### Exercise instructions
Restate the full listing word for word and leave the pictures out.

### Input records
=======
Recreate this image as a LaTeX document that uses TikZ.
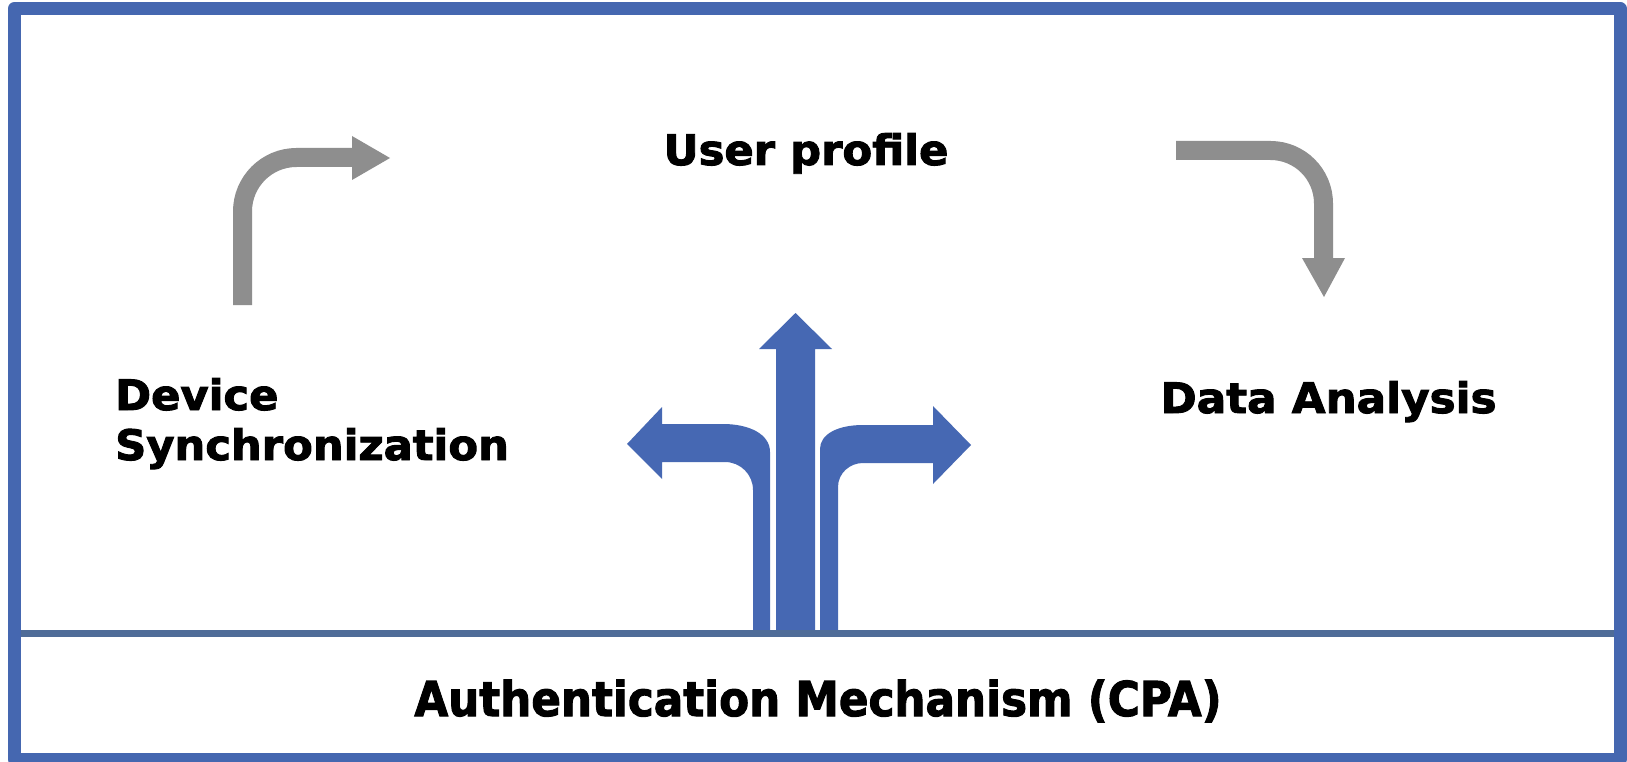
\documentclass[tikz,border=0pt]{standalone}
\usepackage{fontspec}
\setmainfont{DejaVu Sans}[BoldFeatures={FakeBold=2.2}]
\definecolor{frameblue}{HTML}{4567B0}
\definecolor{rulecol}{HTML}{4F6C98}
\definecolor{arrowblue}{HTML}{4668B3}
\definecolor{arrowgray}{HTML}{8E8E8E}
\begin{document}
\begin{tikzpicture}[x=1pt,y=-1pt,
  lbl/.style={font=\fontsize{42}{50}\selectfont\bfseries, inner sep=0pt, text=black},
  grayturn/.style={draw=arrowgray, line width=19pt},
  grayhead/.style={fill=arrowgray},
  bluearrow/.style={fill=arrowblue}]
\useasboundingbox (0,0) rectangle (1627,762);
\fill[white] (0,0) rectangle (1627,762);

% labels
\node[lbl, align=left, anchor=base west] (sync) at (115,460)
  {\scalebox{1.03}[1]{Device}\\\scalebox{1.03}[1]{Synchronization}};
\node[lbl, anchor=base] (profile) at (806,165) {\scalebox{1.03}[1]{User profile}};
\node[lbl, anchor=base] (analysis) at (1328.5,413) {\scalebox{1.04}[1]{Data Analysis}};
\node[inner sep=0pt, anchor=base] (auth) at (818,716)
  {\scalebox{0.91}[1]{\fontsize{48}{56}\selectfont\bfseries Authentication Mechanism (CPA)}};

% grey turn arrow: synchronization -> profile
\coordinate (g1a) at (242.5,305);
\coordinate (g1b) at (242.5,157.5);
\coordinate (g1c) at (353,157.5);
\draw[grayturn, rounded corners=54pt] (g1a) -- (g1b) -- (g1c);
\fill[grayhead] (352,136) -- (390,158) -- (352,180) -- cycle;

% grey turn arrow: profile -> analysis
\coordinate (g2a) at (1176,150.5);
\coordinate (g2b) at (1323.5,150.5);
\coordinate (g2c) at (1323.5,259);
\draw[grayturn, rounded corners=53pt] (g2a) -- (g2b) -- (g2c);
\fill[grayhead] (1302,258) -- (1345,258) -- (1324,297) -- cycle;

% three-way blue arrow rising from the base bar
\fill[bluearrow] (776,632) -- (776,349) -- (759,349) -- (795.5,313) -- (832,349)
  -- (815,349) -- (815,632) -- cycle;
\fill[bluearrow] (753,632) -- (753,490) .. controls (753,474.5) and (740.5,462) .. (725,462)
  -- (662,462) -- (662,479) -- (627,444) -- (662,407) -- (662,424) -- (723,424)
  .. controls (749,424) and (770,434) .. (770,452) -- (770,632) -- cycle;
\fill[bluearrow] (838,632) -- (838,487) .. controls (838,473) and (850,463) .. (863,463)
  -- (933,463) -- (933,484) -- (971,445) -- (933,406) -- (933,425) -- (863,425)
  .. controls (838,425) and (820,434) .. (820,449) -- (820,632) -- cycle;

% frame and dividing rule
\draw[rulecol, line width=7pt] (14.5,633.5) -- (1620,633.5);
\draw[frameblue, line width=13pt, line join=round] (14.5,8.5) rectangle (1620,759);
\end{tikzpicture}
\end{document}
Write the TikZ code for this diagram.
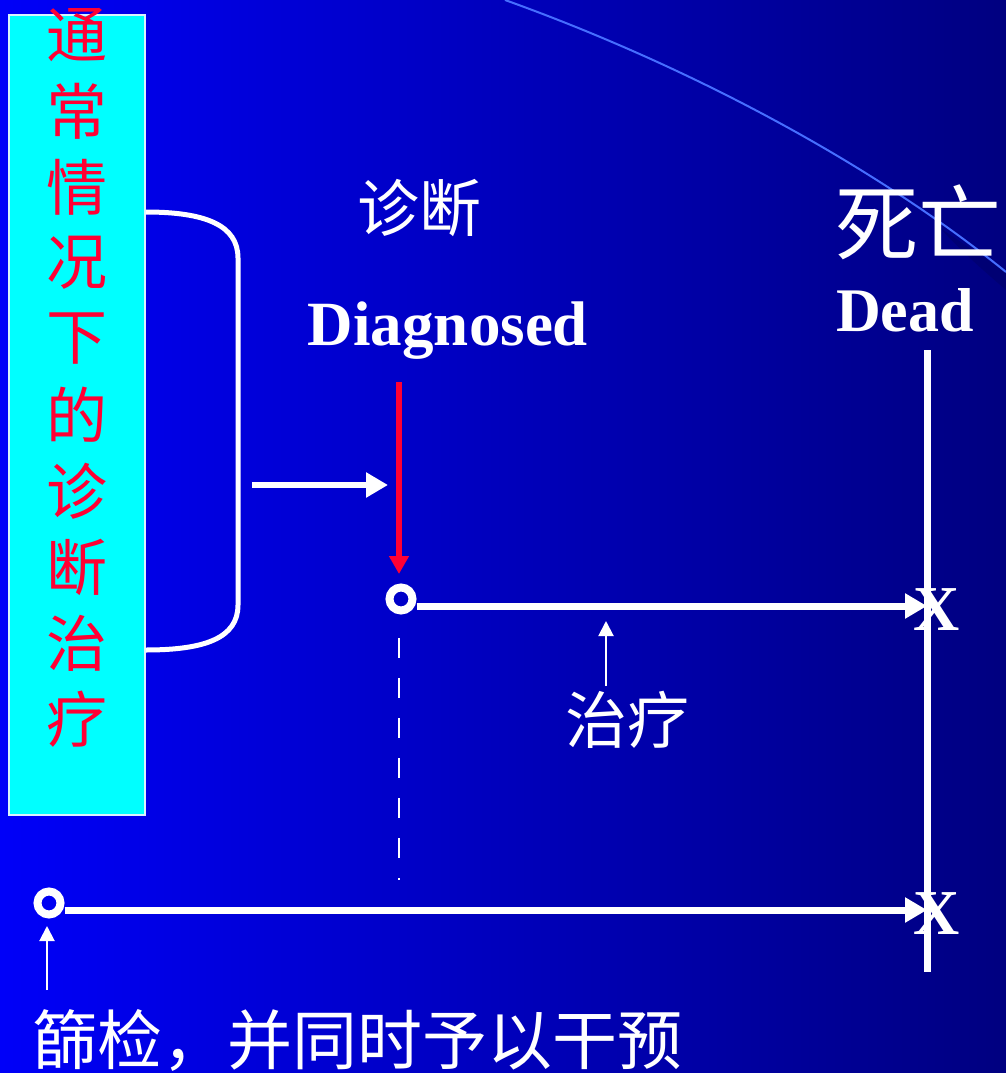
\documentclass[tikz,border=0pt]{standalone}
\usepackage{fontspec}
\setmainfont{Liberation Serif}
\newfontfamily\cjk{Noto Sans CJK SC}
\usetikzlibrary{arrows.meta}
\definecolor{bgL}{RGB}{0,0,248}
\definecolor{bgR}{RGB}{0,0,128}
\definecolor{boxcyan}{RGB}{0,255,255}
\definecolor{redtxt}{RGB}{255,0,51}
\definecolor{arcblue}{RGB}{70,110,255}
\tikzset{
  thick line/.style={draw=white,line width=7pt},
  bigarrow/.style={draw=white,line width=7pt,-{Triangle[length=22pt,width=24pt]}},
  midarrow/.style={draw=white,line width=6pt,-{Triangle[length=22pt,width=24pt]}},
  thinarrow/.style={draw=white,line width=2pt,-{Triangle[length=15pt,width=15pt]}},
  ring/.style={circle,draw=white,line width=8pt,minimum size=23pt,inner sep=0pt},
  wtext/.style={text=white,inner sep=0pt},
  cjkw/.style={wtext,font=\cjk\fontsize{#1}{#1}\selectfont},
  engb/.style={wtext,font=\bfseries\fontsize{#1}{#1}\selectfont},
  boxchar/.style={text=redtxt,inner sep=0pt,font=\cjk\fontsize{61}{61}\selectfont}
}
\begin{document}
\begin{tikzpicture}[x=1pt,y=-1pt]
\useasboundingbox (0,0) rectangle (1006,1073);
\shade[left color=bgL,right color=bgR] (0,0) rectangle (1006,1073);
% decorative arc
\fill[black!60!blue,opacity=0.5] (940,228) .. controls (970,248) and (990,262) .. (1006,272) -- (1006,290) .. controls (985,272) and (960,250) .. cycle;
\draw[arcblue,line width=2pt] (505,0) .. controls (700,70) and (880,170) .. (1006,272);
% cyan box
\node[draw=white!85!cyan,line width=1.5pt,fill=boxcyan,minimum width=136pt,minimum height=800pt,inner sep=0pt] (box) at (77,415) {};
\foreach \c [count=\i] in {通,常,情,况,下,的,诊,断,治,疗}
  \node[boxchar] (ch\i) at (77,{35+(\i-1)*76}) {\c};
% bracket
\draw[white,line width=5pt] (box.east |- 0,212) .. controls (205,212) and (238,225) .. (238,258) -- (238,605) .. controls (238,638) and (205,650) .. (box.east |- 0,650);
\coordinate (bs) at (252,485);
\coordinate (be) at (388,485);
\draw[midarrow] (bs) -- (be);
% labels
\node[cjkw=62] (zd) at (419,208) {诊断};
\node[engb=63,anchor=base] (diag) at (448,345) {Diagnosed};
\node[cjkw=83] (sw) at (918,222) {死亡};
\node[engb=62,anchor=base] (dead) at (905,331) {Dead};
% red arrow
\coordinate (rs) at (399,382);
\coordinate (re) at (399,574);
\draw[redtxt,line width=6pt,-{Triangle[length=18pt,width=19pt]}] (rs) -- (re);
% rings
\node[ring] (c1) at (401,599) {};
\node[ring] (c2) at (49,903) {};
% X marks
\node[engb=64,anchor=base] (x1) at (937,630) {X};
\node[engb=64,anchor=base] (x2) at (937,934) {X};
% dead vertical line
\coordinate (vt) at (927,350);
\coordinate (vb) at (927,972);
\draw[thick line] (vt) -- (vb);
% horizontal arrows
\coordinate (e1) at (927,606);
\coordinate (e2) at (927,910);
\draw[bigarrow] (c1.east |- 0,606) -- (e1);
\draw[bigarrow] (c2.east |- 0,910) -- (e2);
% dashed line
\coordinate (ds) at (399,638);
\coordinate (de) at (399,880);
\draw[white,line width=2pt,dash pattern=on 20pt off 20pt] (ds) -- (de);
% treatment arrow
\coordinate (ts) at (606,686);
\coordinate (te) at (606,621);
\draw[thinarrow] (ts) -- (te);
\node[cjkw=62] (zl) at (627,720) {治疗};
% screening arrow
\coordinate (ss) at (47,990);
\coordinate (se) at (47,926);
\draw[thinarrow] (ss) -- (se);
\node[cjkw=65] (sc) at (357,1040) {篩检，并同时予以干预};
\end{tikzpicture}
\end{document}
=======
### Full solution
Recreate this image as a LaTeX document that uses TikZ.
\documentclass[tikz,border=0pt]{standalone}
\usepackage{fontspec}
\setmainfont{DejaVu Sans}[BoldFeatures={FakeBold=2.2}]
\definecolor{frameblue}{HTML}{4567B0}
\definecolor{rulecol}{HTML}{4F6C98}
\definecolor{arrowblue}{HTML}{4668B3}
\definecolor{arrowgray}{HTML}{8E8E8E}
\begin{document}
\begin{tikzpicture}[x=1pt,y=-1pt,
  lbl/.style={font=\fontsize{42}{50}\selectfont\bfseries, inner sep=0pt, text=black},
  grayturn/.style={draw=arrowgray, line width=19pt},
  grayhead/.style={fill=arrowgray},
  bluearrow/.style={fill=arrowblue}]
\useasboundingbox (0,0) rectangle (1627,762);
\fill[white] (0,0) rectangle (1627,762);

% labels
\node[lbl, align=left, anchor=base west] (sync) at (115,460)
  {\scalebox{1.03}[1]{Device}\\\scalebox{1.03}[1]{Synchronization}};
\node[lbl, anchor=base] (profile) at (806,165) {\scalebox{1.03}[1]{User profile}};
\node[lbl, anchor=base] (analysis) at (1328.5,413) {\scalebox{1.04}[1]{Data Analysis}};
\node[inner sep=0pt, anchor=base] (auth) at (818,716)
  {\scalebox{0.91}[1]{\fontsize{48}{56}\selectfont\bfseries Authentication Mechanism (CPA)}};

% grey turn arrow: synchronization -> profile
\coordinate (g1a) at (242.5,305);
\coordinate (g1b) at (242.5,157.5);
\coordinate (g1c) at (353,157.5);
\draw[grayturn, rounded corners=54pt] (g1a) -- (g1b) -- (g1c);
\fill[grayhead] (352,136) -- (390,158) -- (352,180) -- cycle;

% grey turn arrow: profile -> analysis
\coordinate (g2a) at (1176,150.5);
\coordinate (g2b) at (1323.5,150.5);
\coordinate (g2c) at (1323.5,259);
\draw[grayturn, rounded corners=53pt] (g2a) -- (g2b) -- (g2c);
\fill[grayhead] (1302,258) -- (1345,258) -- (1324,297) -- cycle;

% three-way blue arrow rising from the base bar
\fill[bluearrow] (776,632) -- (776,349) -- (759,349) -- (795.5,313) -- (832,349)
  -- (815,349) -- (815,632) -- cycle;
\fill[bluearrow] (753,632) -- (753,490) .. controls (753,474.5) and (740.5,462) .. (725,462)
  -- (662,462) -- (662,479) -- (627,444) -- (662,407) -- (662,424) -- (723,424)
  .. controls (749,424) and (770,434) .. (770,452) -- (770,632) -- cycle;
\fill[bluearrow] (838,632) -- (838,487) .. controls (838,473) and (850,463) .. (863,463)
  -- (933,463) -- (933,484) -- (971,445) -- (933,406) -- (933,425) -- (863,425)
  .. controls (838,425) and (820,434) .. (820,449) -- (820,632) -- cycle;

% frame and dividing rule
\draw[rulecol, line width=7pt] (14.5,633.5) -- (1620,633.5);
\draw[frameblue, line width=13pt, line join=round] (14.5,8.5) rectangle (1620,759);
\end{tikzpicture}
\end{document}
Write the TikZ code for this diagram.
\documentclass[tikz,border=0pt]{standalone}
\usepackage{fontspec}
\setmainfont{Liberation Serif}
\newfontfamily\cjk{Noto Sans CJK SC}
\usetikzlibrary{arrows.meta}
\definecolor{bgL}{RGB}{0,0,248}
\definecolor{bgR}{RGB}{0,0,128}
\definecolor{boxcyan}{RGB}{0,255,255}
\definecolor{redtxt}{RGB}{255,0,51}
\definecolor{arcblue}{RGB}{70,110,255}
\tikzset{
  thick line/.style={draw=white,line width=7pt},
  bigarrow/.style={draw=white,line width=7pt,-{Triangle[length=22pt,width=24pt]}},
  midarrow/.style={draw=white,line width=6pt,-{Triangle[length=22pt,width=24pt]}},
  thinarrow/.style={draw=white,line width=2pt,-{Triangle[length=15pt,width=15pt]}},
  ring/.style={circle,draw=white,line width=8pt,minimum size=23pt,inner sep=0pt},
  wtext/.style={text=white,inner sep=0pt},
  cjkw/.style={wtext,font=\cjk\fontsize{#1}{#1}\selectfont},
  engb/.style={wtext,font=\bfseries\fontsize{#1}{#1}\selectfont},
  boxchar/.style={text=redtxt,inner sep=0pt,font=\cjk\fontsize{61}{61}\selectfont}
}
\begin{document}
\begin{tikzpicture}[x=1pt,y=-1pt]
\useasboundingbox (0,0) rectangle (1006,1073);
\shade[left color=bgL,right color=bgR] (0,0) rectangle (1006,1073);
% decorative arc
\fill[black!60!blue,opacity=0.5] (940,228) .. controls (970,248) and (990,262) .. (1006,272) -- (1006,290) .. controls (985,272) and (960,250) .. cycle;
\draw[arcblue,line width=2pt] (505,0) .. controls (700,70) and (880,170) .. (1006,272);
% cyan box
\node[draw=white!85!cyan,line width=1.5pt,fill=boxcyan,minimum width=136pt,minimum height=800pt,inner sep=0pt] (box) at (77,415) {};
\foreach \c [count=\i] in {通,常,情,况,下,的,诊,断,治,疗}
  \node[boxchar] (ch\i) at (77,{35+(\i-1)*76}) {\c};
% bracket
\draw[white,line width=5pt] (box.east |- 0,212) .. controls (205,212) and (238,225) .. (238,258) -- (238,605) .. controls (238,638) and (205,650) .. (box.east |- 0,650);
\coordinate (bs) at (252,485);
\coordinate (be) at (388,485);
\draw[midarrow] (bs) -- (be);
% labels
\node[cjkw=62] (zd) at (419,208) {诊断};
\node[engb=63,anchor=base] (diag) at (448,345) {Diagnosed};
\node[cjkw=83] (sw) at (918,222) {死亡};
\node[engb=62,anchor=base] (dead) at (905,331) {Dead};
% red arrow
\coordinate (rs) at (399,382);
\coordinate (re) at (399,574);
\draw[redtxt,line width=6pt,-{Triangle[length=18pt,width=19pt]}] (rs) -- (re);
% rings
\node[ring] (c1) at (401,599) {};
\node[ring] (c2) at (49,903) {};
% X marks
\node[engb=64,anchor=base] (x1) at (937,630) {X};
\node[engb=64,anchor=base] (x2) at (937,934) {X};
% dead vertical line
\coordinate (vt) at (927,350);
\coordinate (vb) at (927,972);
\draw[thick line] (vt) -- (vb);
% horizontal arrows
\coordinate (e1) at (927,606);
\coordinate (e2) at (927,910);
\draw[bigarrow] (c1.east |- 0,606) -- (e1);
\draw[bigarrow] (c2.east |- 0,910) -- (e2);
% dashed line
\coordinate (ds) at (399,638);
\coordinate (de) at (399,880);
\draw[white,line width=2pt,dash pattern=on 20pt off 20pt] (ds) -- (de);
% treatment arrow
\coordinate (ts) at (606,686);
\coordinate (te) at (606,621);
\draw[thinarrow] (ts) -- (te);
\node[cjkw=62] (zl) at (627,720) {治疗};
% screening arrow
\coordinate (ss) at (47,990);
\coordinate (se) at (47,926);
\draw[thinarrow] (ss) -- (se);
\node[cjkw=65] (sc) at (357,1040) {篩检，并同时予以干预};
\end{tikzpicture}
\end{document}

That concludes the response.